Do large providers like Facebook really provision less power than their servers would require at 100% utilization? Seems like they could just use fewer servers with power sized at 100% if their power system going to constrain utilization anyway?

  • All of the components in the supply chain will be rated for greater than max load, however power generation at grid scale is a delicate balancing act.

    I’m not an electrical engineer, so the details here may be fuzzy, however in broad strokes:

    Grid operators constantly monitor power consumption across the grid. If more power is being drawn than generated, line frequency drops across the whole grid. This leads to brownouts and can cause widespread damage to grid equipment and end-user devices.

    The main way to manage this is to bring more capacity online to bring the grid frequency back up. This is slow, since spinning up even “fast” generators like natural gas can take on the order of several minutes.

    Notably, this kind of scenario is the whole reason the Tesla battery in South Australia exists. It can respond to spikes in demand (and consume surplus supply!) much faster than generator capacity can respond.

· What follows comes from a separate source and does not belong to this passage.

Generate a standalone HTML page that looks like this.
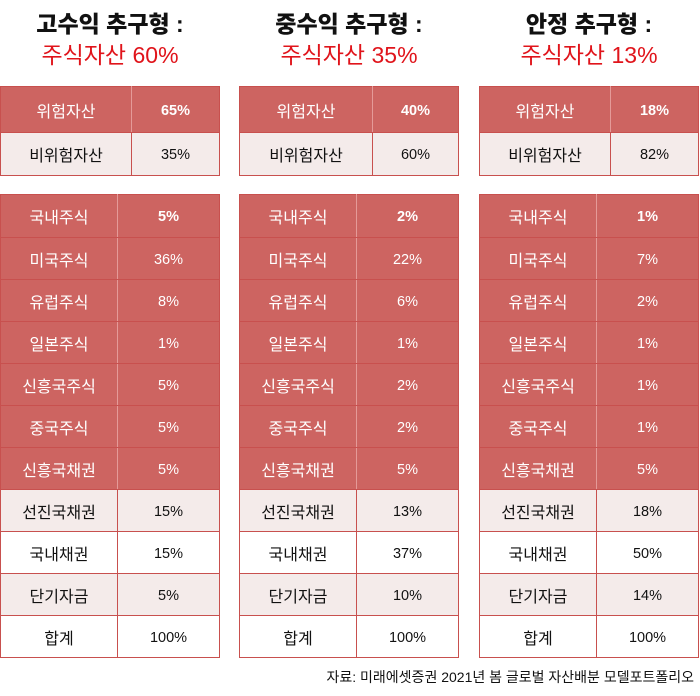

    The other option is load shedding, where you just disconnect parts of your grid to reduce demand.

    Any large consumers (like data center operators) likely work closely with their electricity suppliers to be good citizens and ramp up and down their consumption in a controlled manner to give the supply side (the power generators) time to adjust their supply as the demand changes.

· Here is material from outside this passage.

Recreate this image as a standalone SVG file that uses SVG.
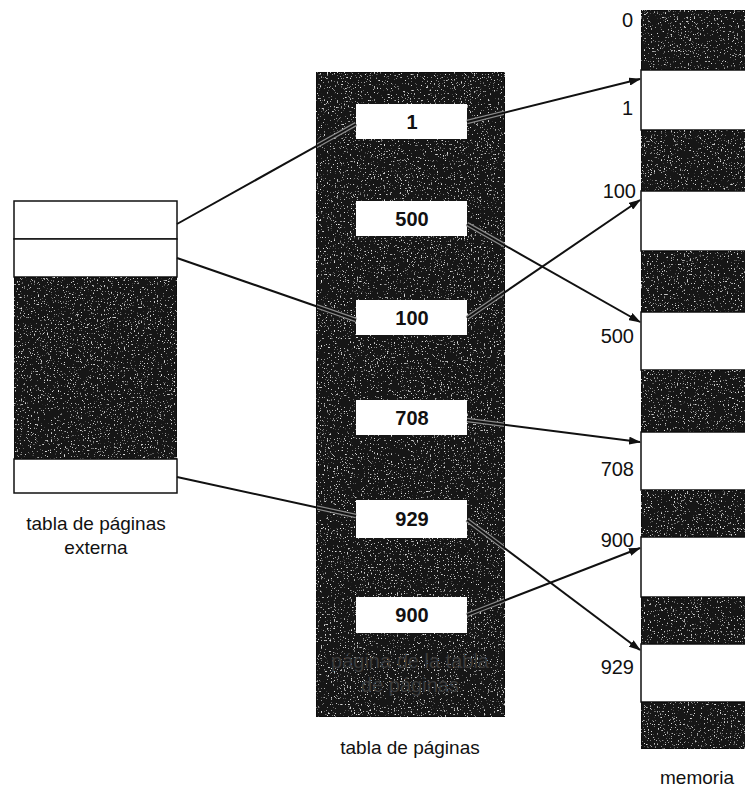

    Note that changes to power draw as machines handle different load will also result in changes to consumption in the cooling systems etc. making the total consumption profile substantially different coming from a cold start.

    • You're talking about the grid, the OP was talking about datacenter infrastructure -- which one is the weak link?

      If a datacenter can't go from idle (but powered on) servers to fully utilized servers without taking down the power grid, then it seems that they'd have software controls in place to prevent this, since there are other failure modes that could cause this behavior other than a global Facebook outage.

      1 reply →

  • The key word is "suddenly".

    In the electricity grid, demand and generation must always be precisely matched (otherwise, things burn up). This is done by generators automatically ramping up or down whenever the load changes. But most generators cannot change their output instantly; depending on the type of generator, it can take several minutes or even hours to respond to a large change in the demand.

    Now consider that, on modern servers, most of the power consumption is from the CPU, and also there's a significant difference on the amount of power consumed between 100% CPU and idle. Imagine for instance 1000 servers (a single rack can hold 40 servers or more), each consuming 2kW of power at full load, and suppose they need only half that at idle (it's probably even less than half). Suddenly switching from idle to full load would mean 1MW of extra power has to be generated; while the generators are catching up to that, the voltage drops, which means the current increases to compensate (unlike incandescent lamps, switching power supplies try to maintain the same output no matter the input voltage), and breakers (which usually are configured to trip on excess current) can trip (without breakers, the wiring would overheat and burn up or start a fire).

    If the load changes slowly, on the other hand, there's enough time for the governor on the generators to adjust their power source (opening valves to admit more water or steam or fuel), and overcome the inertia of their large spinning mass, before the voltage drops too much.

    • >generated; while the generators are catching up to that, the voltage drops, which means the current increases to compensate...

      Close- you won't see an increase in load of a synchronous machine operating at constant throttle manifest as a voltage sag, you'll see it manifest as a decrease in frequency (this generators literally slow down, like a guy on a bike going uphill). Voltage sags are more related to transmission line phenomenon.

  • I don't know the answer. But it's not too uncommon, in general, to provision for reasonable use cases plus a margin, rather than provision for worst case scenario.

Disk arrays have been staggering drive startup for a long time for this reason. Sinking current into hundreds of little starting motors simultaneously is a bad idea.